Here’s a few predictions on why this transition will, in the end, be good for scribblers:

People will still read books. I’ve heard that people won’t read anymore when their “book” also sends text messages, plays Tetris, and (heaven forbid!) rings. My hunch is the percent of people who read is just as high today as it was in the days of Dostoyevsky and Tolstoy, and the days of Hemingway and Steinbeck. Most people don’t, some do. My 11-year old niece spends some time on her Nintendo DS, and some time with her favorite authors. She’s a reader. Back in the 18th century, if you didn’t like novels you didn’t spend your time reading, you spent it gossiping. Now, gossip has moved online. And the readers, read. Plus, as the level of disposable income continues to grow in places like India, the number of readers that a digital book can reach will explode.

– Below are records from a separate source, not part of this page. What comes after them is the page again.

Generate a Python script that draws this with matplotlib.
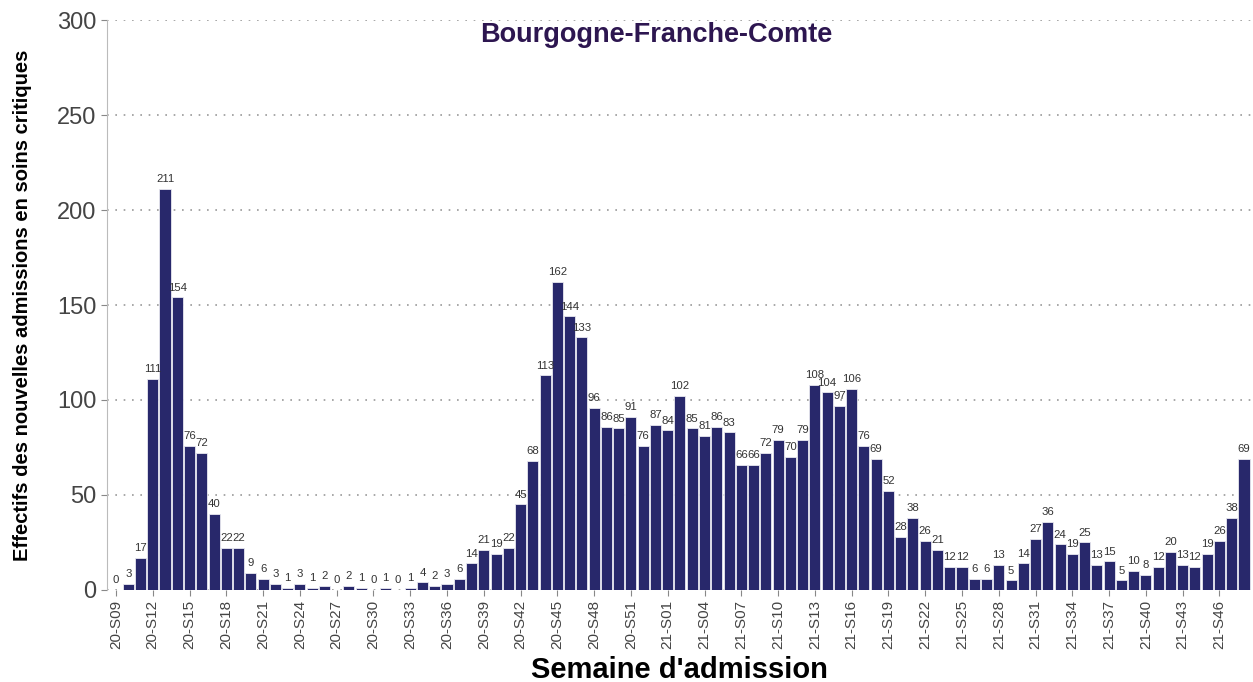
import matplotlib.pyplot as plt
import numpy as np

plt.rcParams['font.family'] = ['Liberation Sans', 'DejaVu Sans']

# weekly counts, 20-S09 .. 20-S53 then 21-S01 .. 21-S48
weeks_2020 = [f"20-S{w:02d}" for w in range(9, 54)]
weeks_2021 = [f"21-S{w:02d}" for w in range(1, 49)]
weeks = weeks_2020 + weeks_2021

values_2020 = [0, 3, 17, 111, 211, 154, 76, 72, 40, 22, 22, 9, 6, 3, 1, 3, 1, 2, 0,
               2, 1, 0, 1, 0, 1, 4, 2, 3, 6, 14, 21, 19, 22, 45, 68, 113, 162, 144,
               133, 96, 86, 85, 91, 76, 87]
values_2021 = [84, 102, 85, 81, 86, 83, 66, 66, 72, 79, 70, 79, 108, 104, 97, 106, 76,
               69, 52, 28, 38, 26, 21, 12, 12, 6, 6, 13, 5, 14, 27, 36, 24, 19, 25,
               13, 15, 5, 10, 8, 12, 20, 13, 12, 19, 26, 38, 69]
values = values_2020 + values_2021

title = "Bourgogne-Franche-Comte"
bar_color = "#28286B"

fig = plt.figure(figsize=(12.53, 6.82), dpi=100)
ax = fig.add_axes([0.0854, 0.135, 0.913, 0.8355])

x = np.arange(len(values))
ax.bar(x, values, width=0.9, color=bar_color, edgecolor="#E8E8F0", linewidth=0.6, zorder=3)
for xi, v in zip(x, values):
    ax.text(xi, v + 2.5, str(v), ha="center", va="bottom", fontsize=8.2, color="#333333", zorder=4)

ax.set_xlim(-0.73, len(values) - 0.43)
ax.set_ylim(0, 300)
ax.set_yticks(range(0, 301, 50))
ax.tick_params(axis="y", labelsize=17, labelcolor="#444444", color="#888888", length=4)
ax.set_xticks(x[::3])
ax.set_xticklabels(weeks[::3], rotation=90, fontsize=11, color="#444444")
ax.tick_params(axis="x", color="#888888", length=4)

ax.grid(axis="y", linestyle=(0, (1, 4)), color="#999999", linewidth=1.2, zorder=0)
for s in ["top", "right", "bottom"]:
    ax.spines[s].set_visible(False)
ax.spines["left"].set_color("#BBBBBB")

ax.text(0.48, 0.997, title, transform=ax.transAxes, ha="center", va="top",
        fontsize=19.5, fontweight="bold", color="#2D1650")
ax.set_ylabel("Effectifs des nouvelles admissions en soins critiques",
              fontsize=14.5, fontweight="bold")
ax.yaxis.set_label_coords(-0.066, 0.5)
ax.set_xlabel("Semaine d'admission", fontsize=21, fontweight="bold", labelpad=5)

fig.savefig("out.png", dpi=100)
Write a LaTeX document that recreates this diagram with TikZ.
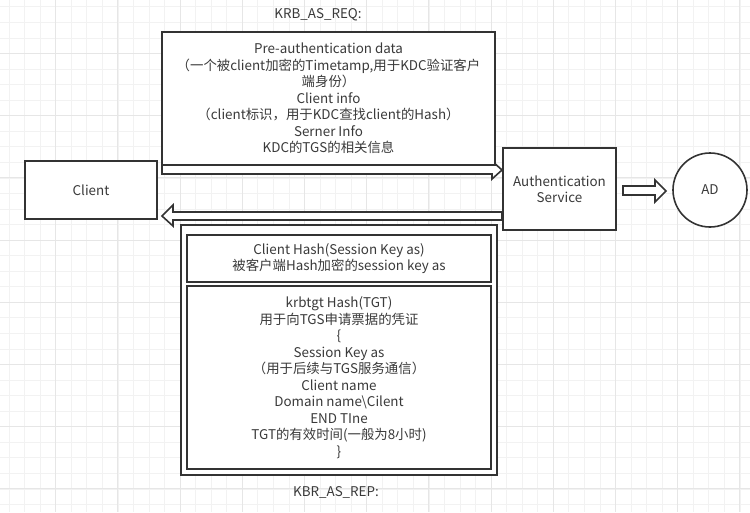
\documentclass[tikz,border=0pt]{standalone}
\usepackage{fontspec}
\setmainfont{Noto Sans CJK SC}
\usetikzlibrary{calc}
\definecolor{ink}{HTML}{333333}
\definecolor{txtc}{HTML}{3A3A3A}
\definecolor{gridminor}{HTML}{F2F2F2}
\definecolor{gridmajor}{HTML}{E6E6E6}
\begin{document}
\begin{tikzpicture}[x=1pt,y=-1pt,
  box/.style={draw=ink,line width=1.6pt,fill=white,inner sep=0pt},
  txt/.style={text=txtc,font=\fontsize{13.4}{16.5}\selectfont,align=center},
  blk/.style={draw=ink,line width=1.6pt,fill=white,line join=miter},
  lbl/.style={text=txtc,font=\fontsize{13.4}{16.5}\selectfont}]
\useasboundingbox (0,0) rectangle (750,512);
\fill[white] (0,0) rectangle (750,512);
% background grid
\foreach \i in {0,...,47} \draw[gridminor,line width=0.8pt] ({9.05+\i*15.55},0) -- ({9.05+\i*15.55},512);
\foreach \j in {0,...,32} \draw[gridminor,line width=0.8pt] (0,{6.85+\j*15.55}) -- (750,{6.85+\j*15.55});
\foreach \i in {0,...,11} \draw[gridmajor,line width=1pt] ({55.7+\i*62.2},0) -- ({55.7+\i*62.2},512);
\foreach \j in {0,...,7} \draw[gridmajor,line width=1pt] (0,{53.5+\j*62.2}) -- (750,{53.5+\j*62.2});

% labels
\node[lbl] (reqlbl) at (318,15) {KRB\_AS\_REQ:};
\node[lbl] (replbl) at (336,492) {KBR\_AS\_REP:};

% client
\node[box,txt,minimum width=132pt,minimum height=58pt] (client) at (91,190) {Client};

% request arrow (drawn below the request box)
\coordinate (reqstart) at (162,165);
\draw[blk] (reqstart) -- ++(330,0) -- ++(0,-4) -- ++(10,9) -- ++(-10,9) -- ++(0,-5) -- ++(-330,0) -- cycle;

\node[box,txt,minimum width=333pt,minimum height=133pt] (req) at (328.5,98.5)
  {Pre-authentication data\\（一个被client加密的Timetamp,用于KDC验证客户\\端身份）\\Client info\\（client标识，用于KDC查找client的Hash）\\Serner Info\\KDC的TGS的相关信息};

% reply arrow
\coordinate (repstart) at (502,212);
\draw[blk] (repstart) -- ++(-329,0) -- ++(0,-7) -- ++(-11,11) -- ++(11,10) -- ++(0,-6) -- ++(329,0) -- cycle;

\node[box,txt,minimum width=113pt,minimum height=82pt] (as) at (559.5,189) {Authentication\\Service};

% AS -> AD arrow
\coordinate (adstart) at (623,186);
\draw[blk] (adstart) -- ++(32,0) -- ++(0,-6) -- ++(11,11) -- ++(-11,11) -- ++(0,-7) -- ++(-32,0) -- cycle;

\node[box,txt,circle,minimum size=74pt] (ad) at (710,190) {AD};

% reply boxes
\node[box,minimum width=316pt,minimum height=250pt] (rep) at (339,350) {};
\node[box,txt,minimum width=304pt,minimum height=47pt] (sess) at (339,258.5)
  {Client Hash(Session Key as)\\被客户端Hash加密的session key as};
\node[box,txt,minimum width=304pt,minimum height=183pt] (tgt) at (339,377.5)
  {krbtgt Hash(TGT)\\用于向TGS申请票据的凭证\\\{\\Session Key as\\（用于后续与TGS服务通信）\\Client name\\Domain name\textbackslash Cilent\\END TIne\\TGT的有效时间(一般为8小时)\\\}};
\end{tikzpicture}
\end{document}
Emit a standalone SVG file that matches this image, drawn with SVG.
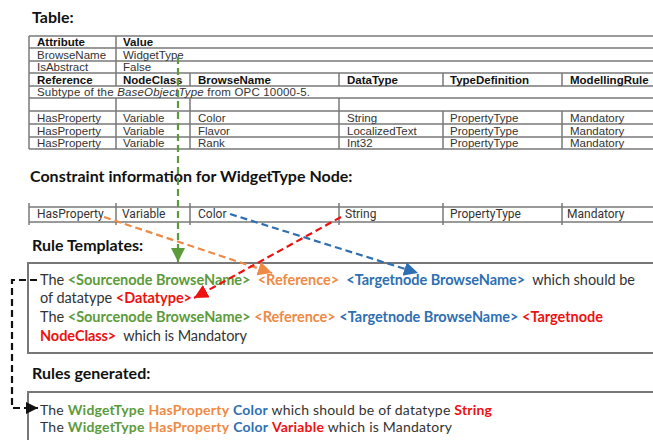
<svg xmlns="http://www.w3.org/2000/svg" width="653" height="440" viewBox="0 0 653 440">
  <style>
    .h { font-family: Lato, "Liberation Sans", sans-serif; font-weight: bold; font-size: 16px; fill: #111; }
    .t { font-family: "Liberation Sans", Arial, sans-serif; font-size: 11.5px; fill: #333; }
    .tb { font-weight: bold; fill: #111; }
    .ct { font-family: Roboto, "Liberation Sans", sans-serif; font-size: 12px; fill: #333; }
    .b { font-family: Lato, "Liberation Sans", sans-serif; font-size: 14.5px; fill: #333; white-space: pre; }
    .s { font-size: 14px; }
    .g { fill: #5c9b3b; font-weight: bold; }
    .o { fill: #ee8a45; font-weight: bold; }
    .bl { fill: #2e6fb3; font-weight: bold; }
    .r { fill: #ee1111; font-weight: bold; }
    .grid { stroke: #7a7a7a; stroke-width: 1.5; fill: none; }
    .box { stroke: #777; stroke-width: 2; fill: #fff; }
    .dash { fill: none; stroke-width: 2.2; stroke-dasharray: 7 4; }
  </style>
  <defs>
    <marker id="ah-green" markerUnits="userSpaceOnUse" markerWidth="14" markerHeight="14" viewBox="0 0 12 12" refX="12" refY="6" orient="auto">
      <path d="M0,0 L12,6 L0,12 Z" fill="#5c9b3b"/>
    </marker>
    <marker id="ah-orange" markerUnits="userSpaceOnUse" markerWidth="14" markerHeight="14" viewBox="0 0 12 12" refX="12" refY="6" orient="auto">
      <path d="M0,0 L12,6 L0,12 Z" fill="#ee8a45"/>
    </marker>
    <marker id="ah-blue" markerUnits="userSpaceOnUse" markerWidth="14" markerHeight="14" viewBox="0 0 12 12" refX="12" refY="6" orient="auto">
      <path d="M0,0 L12,6 L0,12 Z" fill="#2e6fb3"/>
    </marker>
    <marker id="ah-red" markerUnits="userSpaceOnUse" markerWidth="14" markerHeight="14" viewBox="0 0 12 12" refX="12" refY="6" orient="auto">
      <path d="M0,0 L12,6 L0,12 Z" fill="#ee1111"/>
    </marker>
    <marker id="ah-black" markerUnits="userSpaceOnUse" markerWidth="12" markerHeight="12" viewBox="0 0 12 12" refX="12" refY="6" orient="auto">
      <path d="M0,0 L12,6 L0,12 Z" fill="#111"/>
    </marker>
  </defs>
  <rect width="653" height="440" fill="#fff"/>

  <!-- Section: type definition table -->
  <g id="table">
    <text class="h" x="32" y="23">Table:</text>
    <g class="grid">
      <path d="M29,36 H653 M29,48 H653 M29,61 H653 M29,73 H653 M29,86 H653 M29,98 H653 M29,111 H653 M29,124 H653 M29,137 H653 M29,149 H653"/>
      <path d="M29,36 V149"/>
      <path d="M116,36 V86 M116,98 V149"/>
      <path d="M190,73 V86 M190,98 V149"/>
      <path d="M339,73 V86 M339,98 V149"/>
      <path d="M443,73 V86 M443,111 V149"/>
      <path d="M562,73 V86 M562,111 V149"/>
    </g>
    <text class="t tb" x="37" y="46">Attribute</text>
    <text class="t tb" x="123" y="46">Value</text>
    <text class="t" x="37" y="59">BrowseName</text>
    <text class="t" x="123" y="59">WidgetType</text>
    <text class="t" x="37" y="71">IsAbstract</text>
    <text class="t" x="123" y="71">False</text>
    <text class="t tb" x="37" y="84">Reference</text>
    <text class="t tb" x="123" y="84">NodeClass</text>
    <text class="t tb" x="198" y="84">BrowseName</text>
    <text class="t tb" x="347" y="84">DataType</text>
    <text class="t tb" x="450" y="84">TypeDefinition</text>
    <text class="t tb" x="570" y="84">ModellingRule</text>
    <text class="t" x="37" y="96" textLength="273">Subtype of the <tspan font-style="italic">BaseObjectType</tspan> from OPC 10000-5.</text>
    <text class="t" x="37" y="122">HasProperty</text>
    <text class="t" x="123" y="122">Variable</text>
    <text class="t" x="198" y="122">Color</text>
    <text class="t" x="347" y="122">String</text>
    <text class="t" x="450" y="122">PropertyType</text>
    <text class="t" x="570" y="122">Mandatory</text>
    <text class="t" x="37" y="135">HasProperty</text>
    <text class="t" x="123" y="135">Variable</text>
    <text class="t" x="198" y="135">Flavor</text>
    <text class="t" x="347" y="135">LocalizedText</text>
    <text class="t" x="450" y="135">PropertyType</text>
    <text class="t" x="570" y="135">Mandatory</text>
    <text class="t" x="37" y="147">HasProperty</text>
    <text class="t" x="123" y="147">Variable</text>
    <text class="t" x="198" y="147">Rank</text>
    <text class="t" x="347" y="147">Int32</text>
    <text class="t" x="450" y="147">PropertyType</text>
    <text class="t" x="570" y="147">Mandatory</text>
  </g>

  <!-- Section: constraint row -->
  <g id="constraint">
    <text class="h" x="30" y="182">Constraint information for WidgetType Node:</text>
    <g class="grid">
      <path d="M29,207 H653 M29,222 H653"/>
      <path d="M29,203 V225 M116,203 V225 M190,203 V225 M339,203 V225 M443,203 V225 M562,203 V225"/>
    </g>
    <text class="ct" x="37" y="218">HasProperty</text>
    <text class="ct" x="122" y="218">Variable</text>
    <text class="ct" x="198" y="218">Color</text>
    <text class="ct" x="345" y="218">String</text>
    <text class="ct" x="450" y="218">PropertyType</text>
    <text class="ct" x="567" y="218">Mandatory</text>
  </g>

  <!-- Section: rule templates -->
  <g id="templates">
    <text class="h" x="32" y="251">Rule Templates:</text>
    <path class="box" d="M655,263 H28 V353 H655"/>
    <text class="b" x="40" y="285" textLength="595">The <tspan class="g">&lt;Sourcenode BrowseName&gt;</tspan>  <tspan class="o">&lt;Reference&gt;</tspan>  <tspan class="bl">&lt;Targetnode BrowseName&gt;</tspan>  which should be</text>
    <text class="b" x="40" y="303" textLength="152">of datatype <tspan class="r">&lt;Datatype&gt;</tspan></text>
    <text class="b" x="40" y="322" textLength="563">The <tspan class="g">&lt;Sourcenode BrowseName&gt;</tspan> <tspan class="o">&lt;Reference&gt;</tspan> <tspan class="bl">&lt;Targetnode BrowseName&gt;</tspan> <tspan class="r">&lt;Targetnode</tspan></text>
    <text class="b" x="40" y="341" textLength="207"><tspan class="r">NodeClass&gt;</tspan>  which is Mandatory</text>
  </g>

  <!-- Section: generated rules -->
  <g id="generated">
    <text class="h" x="32" y="379">Rules generated:</text>
    <path class="box" d="M655,392 H28 V442"/>
    <text class="b s" x="40" y="415" textLength="452">The <tspan class="g">WidgetType</tspan> <tspan class="o">HasProperty</tspan> <tspan class="bl">Color</tspan> which should be of datatype <tspan class="r">String</tspan></text>
    <text class="b s" x="40" y="432" textLength="412">The <tspan class="g">WidgetType</tspan> <tspan class="o">HasProperty</tspan> <tspan class="bl">Color</tspan> <tspan class="r">Variable</tspan> which is Mandatory</text>
  </g>

  <!-- Connectors -->
  <g id="connectors">
    <path class="dash" stroke="#5c9b3b" d="M178,57 V262" marker-end="url(#ah-green)"/>
    <path class="dash" stroke="#ee8a45" d="M104,217 L272,273" marker-end="url(#ah-orange)"/>
    <path class="dash" stroke="#2e6fb3" d="M230,214 L418,273" marker-end="url(#ah-blue)"/>
    <path class="dash" stroke="#ee1111" d="M341,217 L194,298" marker-end="url(#ah-red)"/>
    <path class="dash" stroke="#111" d="M37,280 H12 V408 H38" marker-end="url(#ah-black)"/>
  </g>
</svg>
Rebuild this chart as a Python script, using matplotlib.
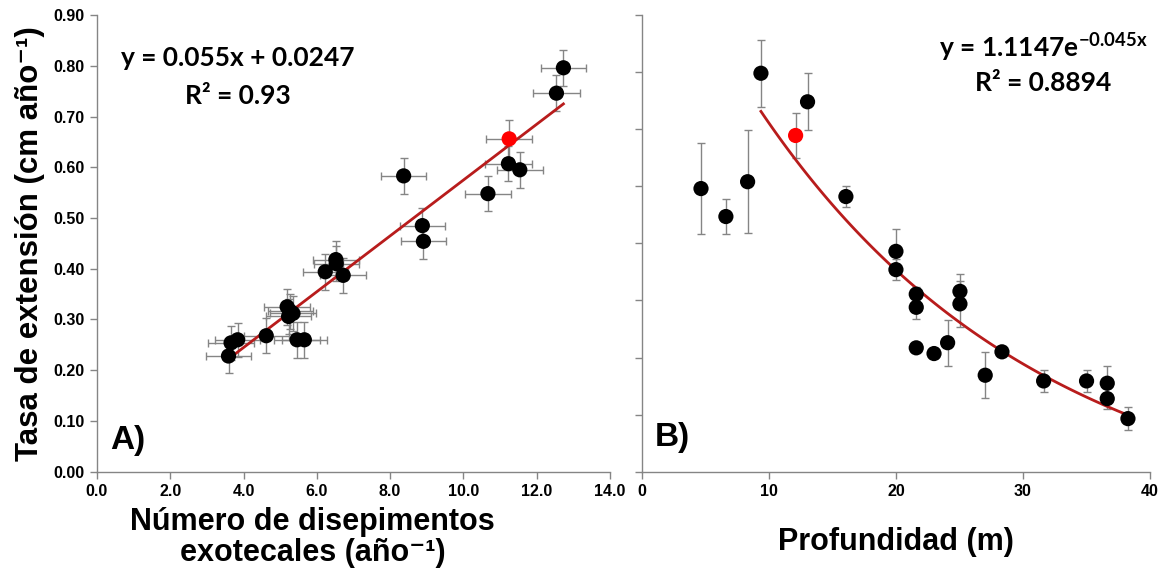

This isn’t going to happen overnight. While ebooks sales will eventually be higher than paper book sales–once ereaders become essentially free, like cell phones are today–this is not going to happen quickly. Readers tend to harbor Luddite proclivities. Books will continue to be printed. They may get more expensive, but that’s nothing new. Remember the $1.99 paperback? (Yeah, I don’t either.) People who love the look, feel, smell, and touch of books (and there are droves of them) are going to keep buying paper books for a very long time. My hunch is the paper book will never disappear completely, but will instead become a premium, collector’s item for classics and newer ebooks that have proven themselves worthy of paper.

Pirates will stay at sea. Pirating for novels at least won’t be a huge problem. Yes, there will be free pirated versions of every book available from the millisecond the first edition appears. Yes, some otherwise law-abiding folks will download them for free. But readers tend to be an older crowd, and they have more disposable income. Music pirating took off on college campuses. College students are notoriously poor and busy reading what they’re told to read, and drinking. They have little time and inclination to pirate other books. (Though getting a book on a required reading list will no longer be a boon for sales.) Most readers out there are more than willing to pay for books. They demand two things. One, no wait. Two, no price gouging. If publishers make their ebooks available at the same time as their paper counterparts, and price them fairly, all will be good. Whether fair is $9.99 or $14.99 doesn’t matter, the market will figure it out soon enough.

More writers will get published. Small publishers will emerge that focus exclusively on ebooks, as will imprints for all of the majors. These will bring books meant for a mass audience to market quicker and cheaper, just like the paperback pulps did when they were first created. Publishers will see this as a testing ground, a quick and dirty experiment to see what resonates with readers. And writers who get nowhere with the publishing world will have direct access to the reading community. Most will drown in the sea of slush, but a few will sail over it. Everyone gets a bite at the apple. Think your book is the best vampire/werewolf/mummy teenage ménage à trois the world has never seen? Publish it. Market it. See what happens. At the very least, those who fall flat will stop submitting and be one less query for publishers to worry about.